WHAT YOU HAVE TO DO
Output each entry below as it stands, leaving out every picture.

DATA EXCERPTS
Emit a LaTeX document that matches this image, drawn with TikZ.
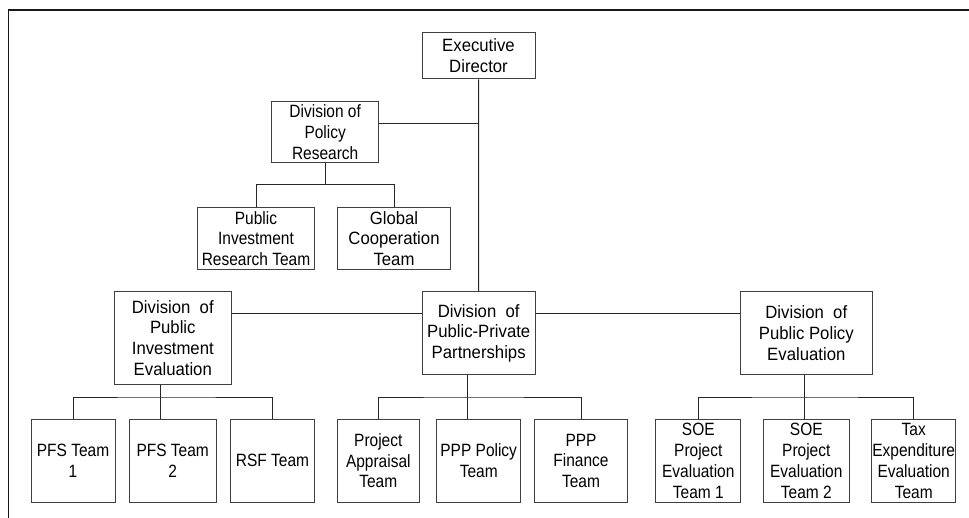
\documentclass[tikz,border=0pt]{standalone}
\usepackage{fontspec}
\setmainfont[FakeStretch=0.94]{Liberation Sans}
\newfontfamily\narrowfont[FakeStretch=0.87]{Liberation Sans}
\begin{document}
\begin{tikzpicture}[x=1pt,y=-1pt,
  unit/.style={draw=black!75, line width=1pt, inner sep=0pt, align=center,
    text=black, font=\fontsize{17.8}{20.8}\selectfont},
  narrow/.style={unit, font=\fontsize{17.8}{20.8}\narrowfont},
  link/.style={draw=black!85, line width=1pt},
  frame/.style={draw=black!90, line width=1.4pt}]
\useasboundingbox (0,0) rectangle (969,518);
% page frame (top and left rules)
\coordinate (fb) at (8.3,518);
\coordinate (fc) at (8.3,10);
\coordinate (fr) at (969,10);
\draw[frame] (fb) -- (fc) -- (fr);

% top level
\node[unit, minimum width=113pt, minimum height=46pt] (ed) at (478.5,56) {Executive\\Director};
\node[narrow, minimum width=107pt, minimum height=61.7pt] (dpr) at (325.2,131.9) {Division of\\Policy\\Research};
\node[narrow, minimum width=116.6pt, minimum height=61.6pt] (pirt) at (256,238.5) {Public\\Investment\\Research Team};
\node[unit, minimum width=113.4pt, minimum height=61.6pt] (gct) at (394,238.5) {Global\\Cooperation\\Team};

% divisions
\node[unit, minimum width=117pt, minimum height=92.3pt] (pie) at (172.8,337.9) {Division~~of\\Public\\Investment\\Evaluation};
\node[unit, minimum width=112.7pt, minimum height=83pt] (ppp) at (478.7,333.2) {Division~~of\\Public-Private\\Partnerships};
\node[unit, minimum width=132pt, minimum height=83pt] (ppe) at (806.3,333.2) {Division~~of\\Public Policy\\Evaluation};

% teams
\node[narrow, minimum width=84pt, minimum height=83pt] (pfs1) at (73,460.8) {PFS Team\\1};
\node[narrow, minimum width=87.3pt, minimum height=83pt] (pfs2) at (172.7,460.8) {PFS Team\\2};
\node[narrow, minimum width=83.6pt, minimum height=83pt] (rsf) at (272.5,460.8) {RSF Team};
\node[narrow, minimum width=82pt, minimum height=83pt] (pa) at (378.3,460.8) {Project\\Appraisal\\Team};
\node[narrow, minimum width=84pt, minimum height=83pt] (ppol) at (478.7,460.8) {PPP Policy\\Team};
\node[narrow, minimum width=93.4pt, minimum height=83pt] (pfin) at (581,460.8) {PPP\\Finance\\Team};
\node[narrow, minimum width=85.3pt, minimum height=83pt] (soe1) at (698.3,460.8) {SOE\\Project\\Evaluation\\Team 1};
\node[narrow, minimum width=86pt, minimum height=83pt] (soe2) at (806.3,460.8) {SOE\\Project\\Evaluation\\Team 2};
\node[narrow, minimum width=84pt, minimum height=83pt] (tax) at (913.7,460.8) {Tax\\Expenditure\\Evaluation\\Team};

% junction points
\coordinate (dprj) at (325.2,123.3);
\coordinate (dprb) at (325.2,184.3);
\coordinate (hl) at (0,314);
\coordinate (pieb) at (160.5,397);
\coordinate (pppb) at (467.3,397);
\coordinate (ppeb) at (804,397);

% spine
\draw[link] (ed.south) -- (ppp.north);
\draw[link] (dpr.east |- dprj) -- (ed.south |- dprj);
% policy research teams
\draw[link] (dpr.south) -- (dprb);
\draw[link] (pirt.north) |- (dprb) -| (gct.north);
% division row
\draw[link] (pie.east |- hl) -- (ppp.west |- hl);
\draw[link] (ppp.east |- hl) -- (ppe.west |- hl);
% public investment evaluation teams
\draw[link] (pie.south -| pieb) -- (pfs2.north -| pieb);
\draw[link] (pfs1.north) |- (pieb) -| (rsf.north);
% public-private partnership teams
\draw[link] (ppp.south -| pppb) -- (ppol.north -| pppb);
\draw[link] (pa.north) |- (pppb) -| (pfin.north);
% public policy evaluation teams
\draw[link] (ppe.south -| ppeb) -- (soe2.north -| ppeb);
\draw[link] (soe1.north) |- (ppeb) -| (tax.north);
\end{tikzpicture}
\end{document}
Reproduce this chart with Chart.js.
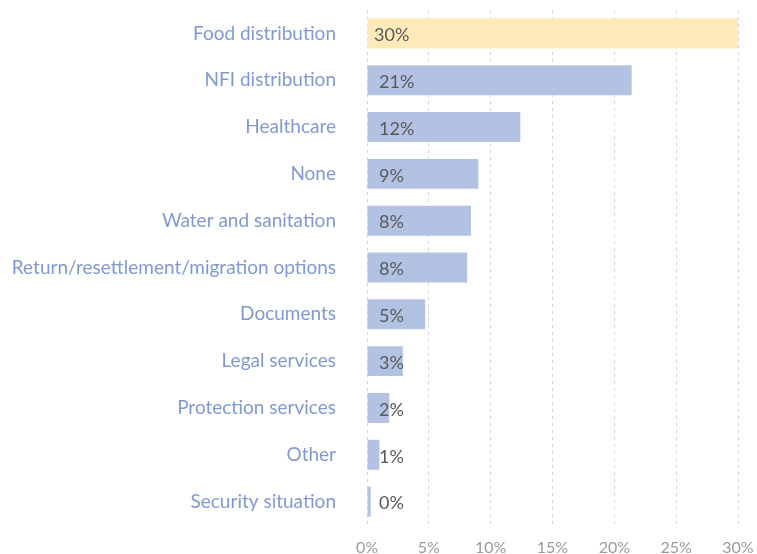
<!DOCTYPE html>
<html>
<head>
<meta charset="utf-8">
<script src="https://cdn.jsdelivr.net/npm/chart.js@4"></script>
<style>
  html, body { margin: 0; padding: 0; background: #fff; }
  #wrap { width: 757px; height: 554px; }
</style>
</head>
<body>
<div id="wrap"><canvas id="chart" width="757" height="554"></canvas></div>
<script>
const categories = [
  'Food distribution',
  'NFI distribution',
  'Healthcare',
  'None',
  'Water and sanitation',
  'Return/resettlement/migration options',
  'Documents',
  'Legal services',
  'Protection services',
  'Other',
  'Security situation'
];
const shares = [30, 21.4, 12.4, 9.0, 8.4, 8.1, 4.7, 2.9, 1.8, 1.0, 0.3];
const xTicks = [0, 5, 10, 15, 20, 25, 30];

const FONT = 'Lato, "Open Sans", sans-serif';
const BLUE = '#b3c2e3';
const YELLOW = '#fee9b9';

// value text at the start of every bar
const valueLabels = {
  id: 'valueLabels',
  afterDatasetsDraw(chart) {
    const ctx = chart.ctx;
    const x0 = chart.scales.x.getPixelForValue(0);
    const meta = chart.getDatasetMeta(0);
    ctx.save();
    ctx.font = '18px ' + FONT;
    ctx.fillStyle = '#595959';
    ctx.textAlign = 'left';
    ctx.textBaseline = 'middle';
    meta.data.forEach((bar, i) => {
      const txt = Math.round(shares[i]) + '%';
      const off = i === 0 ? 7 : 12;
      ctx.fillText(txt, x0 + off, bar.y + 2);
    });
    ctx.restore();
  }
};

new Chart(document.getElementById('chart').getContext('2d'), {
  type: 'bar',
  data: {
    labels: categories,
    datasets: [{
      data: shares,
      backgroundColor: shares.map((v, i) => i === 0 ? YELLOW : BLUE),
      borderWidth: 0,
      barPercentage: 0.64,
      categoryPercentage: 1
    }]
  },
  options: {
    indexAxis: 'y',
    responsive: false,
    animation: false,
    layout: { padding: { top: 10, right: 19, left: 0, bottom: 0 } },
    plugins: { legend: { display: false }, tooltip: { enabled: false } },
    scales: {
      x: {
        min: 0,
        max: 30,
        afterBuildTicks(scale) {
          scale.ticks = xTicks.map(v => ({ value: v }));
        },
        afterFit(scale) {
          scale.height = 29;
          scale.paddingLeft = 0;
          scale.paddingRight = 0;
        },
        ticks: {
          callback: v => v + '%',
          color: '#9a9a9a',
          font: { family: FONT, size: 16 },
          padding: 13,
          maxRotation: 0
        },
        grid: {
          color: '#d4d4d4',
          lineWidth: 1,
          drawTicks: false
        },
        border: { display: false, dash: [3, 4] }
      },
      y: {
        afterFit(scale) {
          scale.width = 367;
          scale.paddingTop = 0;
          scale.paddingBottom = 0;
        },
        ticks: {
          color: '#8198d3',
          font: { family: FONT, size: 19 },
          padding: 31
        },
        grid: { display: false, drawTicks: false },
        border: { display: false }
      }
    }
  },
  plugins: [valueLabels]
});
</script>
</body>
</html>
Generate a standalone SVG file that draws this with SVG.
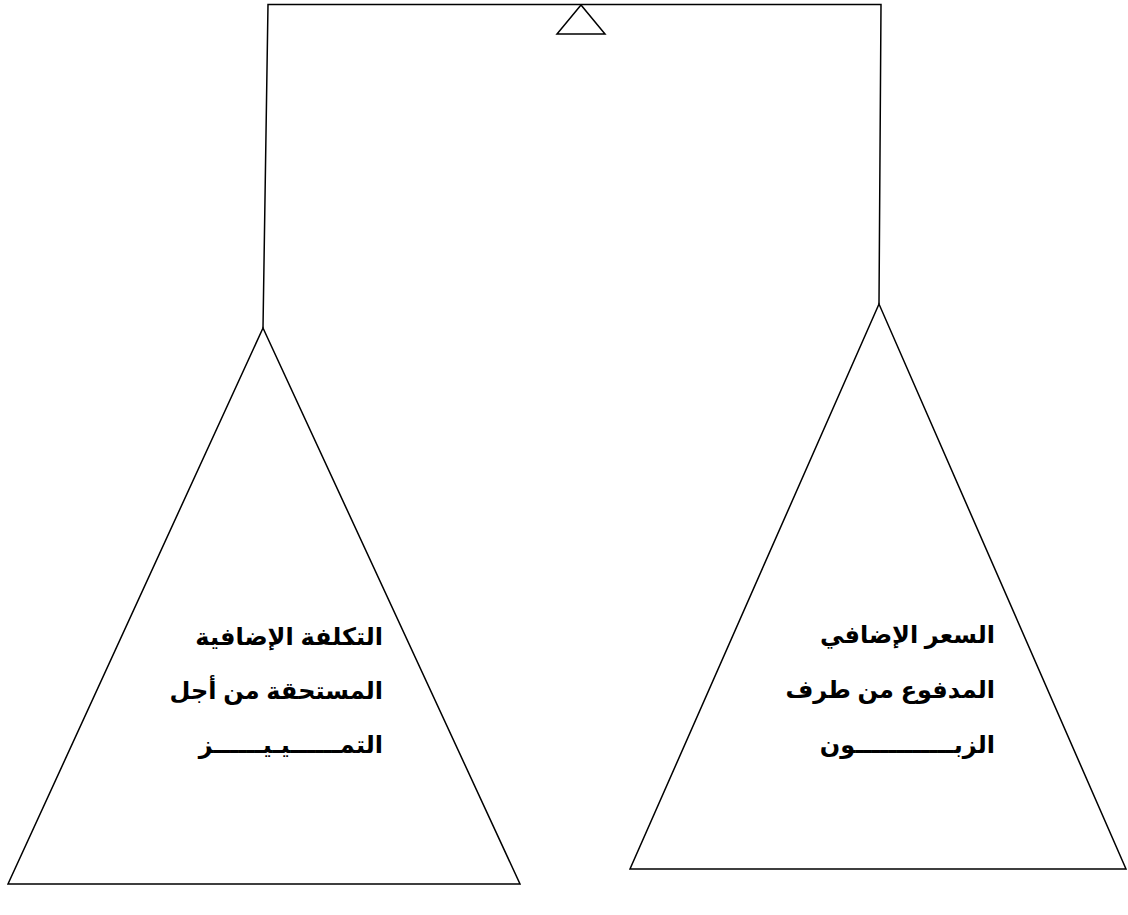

RESULT OF THIS TASK
Emit a LaTeX document that matches this image, drawn with TikZ.
\documentclass[tikz,border=0pt]{standalone}
\usepackage{fontspec}
\setmainfont[FakeStretch=0.94]{Liberation Sans}
\newfontfamily\narrowfont[FakeStretch=0.87]{Liberation Sans}
\begin{document}
\begin{tikzpicture}[x=1pt,y=-1pt,
  unit/.style={draw=black!75, line width=1pt, inner sep=0pt, align=center,
    text=black, font=\fontsize{17.8}{20.8}\selectfont},
  narrow/.style={unit, font=\fontsize{17.8}{20.8}\narrowfont},
  link/.style={draw=black!85, line width=1pt},
  frame/.style={draw=black!90, line width=1.4pt}]
\useasboundingbox (0,0) rectangle (969,518);
% page frame (top and left rules)
\coordinate (fb) at (8.3,518);
\coordinate (fc) at (8.3,10);
\coordinate (fr) at (969,10);
\draw[frame] (fb) -- (fc) -- (fr);

% top level
\node[unit, minimum width=113pt, minimum height=46pt] (ed) at (478.5,56) {Executive\\Director};
\node[narrow, minimum width=107pt, minimum height=61.7pt] (dpr) at (325.2,131.9) {Division of\\Policy\\Research};
\node[narrow, minimum width=116.6pt, minimum height=61.6pt] (pirt) at (256,238.5) {Public\\Investment\\Research Team};
\node[unit, minimum width=113.4pt, minimum height=61.6pt] (gct) at (394,238.5) {Global\\Cooperation\\Team};

% divisions
\node[unit, minimum width=117pt, minimum height=92.3pt] (pie) at (172.8,337.9) {Division~~of\\Public\\Investment\\Evaluation};
\node[unit, minimum width=112.7pt, minimum height=83pt] (ppp) at (478.7,333.2) {Division~~of\\Public-Private\\Partnerships};
\node[unit, minimum width=132pt, minimum height=83pt] (ppe) at (806.3,333.2) {Division~~of\\Public Policy\\Evaluation};

% teams
\node[narrow, minimum width=84pt, minimum height=83pt] (pfs1) at (73,460.8) {PFS Team\\1};
\node[narrow, minimum width=87.3pt, minimum height=83pt] (pfs2) at (172.7,460.8) {PFS Team\\2};
\node[narrow, minimum width=83.6pt, minimum height=83pt] (rsf) at (272.5,460.8) {RSF Team};
\node[narrow, minimum width=82pt, minimum height=83pt] (pa) at (378.3,460.8) {Project\\Appraisal\\Team};
\node[narrow, minimum width=84pt, minimum height=83pt] (ppol) at (478.7,460.8) {PPP Policy\\Team};
\node[narrow, minimum width=93.4pt, minimum height=83pt] (pfin) at (581,460.8) {PPP\\Finance\\Team};
\node[narrow, minimum width=85.3pt, minimum height=83pt] (soe1) at (698.3,460.8) {SOE\\Project\\Evaluation\\Team 1};
\node[narrow, minimum width=86pt, minimum height=83pt] (soe2) at (806.3,460.8) {SOE\\Project\\Evaluation\\Team 2};
\node[narrow, minimum width=84pt, minimum height=83pt] (tax) at (913.7,460.8) {Tax\\Expenditure\\Evaluation\\Team};

% junction points
\coordinate (dprj) at (325.2,123.3);
\coordinate (dprb) at (325.2,184.3);
\coordinate (hl) at (0,314);
\coordinate (pieb) at (160.5,397);
\coordinate (pppb) at (467.3,397);
\coordinate (ppeb) at (804,397);

% spine
\draw[link] (ed.south) -- (ppp.north);
\draw[link] (dpr.east |- dprj) -- (ed.south |- dprj);
% policy research teams
\draw[link] (dpr.south) -- (dprb);
\draw[link] (pirt.north) |- (dprb) -| (gct.north);
% division row
\draw[link] (pie.east |- hl) -- (ppp.west |- hl);
\draw[link] (ppp.east |- hl) -- (ppe.west |- hl);
% public investment evaluation teams
\draw[link] (pie.south -| pieb) -- (pfs2.north -| pieb);
\draw[link] (pfs1.north) |- (pieb) -| (rsf.north);
% public-private partnership teams
\draw[link] (ppp.south -| pppb) -- (ppol.north -| pppb);
\draw[link] (pa.north) |- (pppb) -| (pfin.north);
% public policy evaluation teams
\draw[link] (ppe.south -| ppeb) -- (soe2.north -| ppeb);
\draw[link] (soe1.north) |- (ppeb) -| (tax.north);
\end{tikzpicture}
\end{document}
Reproduce this chart with Chart.js.
<!DOCTYPE html>
<html>
<head>
<meta charset="utf-8">
<script src="https://cdn.jsdelivr.net/npm/chart.js@4"></script>
<style>
  html, body { margin: 0; padding: 0; background: #fff; }
  #wrap { width: 757px; height: 554px; }
</style>
</head>
<body>
<div id="wrap"><canvas id="chart" width="757" height="554"></canvas></div>
<script>
const categories = [
  'Food distribution',
  'NFI distribution',
  'Healthcare',
  'None',
  'Water and sanitation',
  'Return/resettlement/migration options',
  'Documents',
  'Legal services',
  'Protection services',
  'Other',
  'Security situation'
];
const shares = [30, 21.4, 12.4, 9.0, 8.4, 8.1, 4.7, 2.9, 1.8, 1.0, 0.3];
const xTicks = [0, 5, 10, 15, 20, 25, 30];

const FONT = 'Lato, "Open Sans", sans-serif';
const BLUE = '#b3c2e3';
const YELLOW = '#fee9b9';

// value text at the start of every bar
const valueLabels = {
  id: 'valueLabels',
  afterDatasetsDraw(chart) {
    const ctx = chart.ctx;
    const x0 = chart.scales.x.getPixelForValue(0);
    const meta = chart.getDatasetMeta(0);
    ctx.save();
    ctx.font = '18px ' + FONT;
    ctx.fillStyle = '#595959';
    ctx.textAlign = 'left';
    ctx.textBaseline = 'middle';
    meta.data.forEach((bar, i) => {
      const txt = Math.round(shares[i]) + '%';
      const off = i === 0 ? 7 : 12;
      ctx.fillText(txt, x0 + off, bar.y + 2);
    });
    ctx.restore();
  }
};

new Chart(document.getElementById('chart').getContext('2d'), {
  type: 'bar',
  data: {
    labels: categories,
    datasets: [{
      data: shares,
      backgroundColor: shares.map((v, i) => i === 0 ? YELLOW : BLUE),
      borderWidth: 0,
      barPercentage: 0.64,
      categoryPercentage: 1
    }]
  },
  options: {
    indexAxis: 'y',
    responsive: false,
    animation: false,
    layout: { padding: { top: 10, right: 19, left: 0, bottom: 0 } },
    plugins: { legend: { display: false }, tooltip: { enabled: false } },
    scales: {
      x: {
        min: 0,
        max: 30,
        afterBuildTicks(scale) {
          scale.ticks = xTicks.map(v => ({ value: v }));
        },
        afterFit(scale) {
          scale.height = 29;
          scale.paddingLeft = 0;
          scale.paddingRight = 0;
        },
        ticks: {
          callback: v => v + '%',
          color: '#9a9a9a',
          font: { family: FONT, size: 16 },
          padding: 13,
          maxRotation: 0
        },
        grid: {
          color: '#d4d4d4',
          lineWidth: 1,
          drawTicks: false
        },
        border: { display: false, dash: [3, 4] }
      },
      y: {
        afterFit(scale) {
          scale.width = 367;
          scale.paddingTop = 0;
          scale.paddingBottom = 0;
        },
        ticks: {
          color: '#8198d3',
          font: { family: FONT, size: 19 },
          padding: 31
        },
        grid: { display: false, drawTicks: false },
        border: { display: false }
      }
    }
  },
  plugins: [valueLabels]
});
</script>
</body>
</html>
Generate a standalone SVG file that draws this with SVG.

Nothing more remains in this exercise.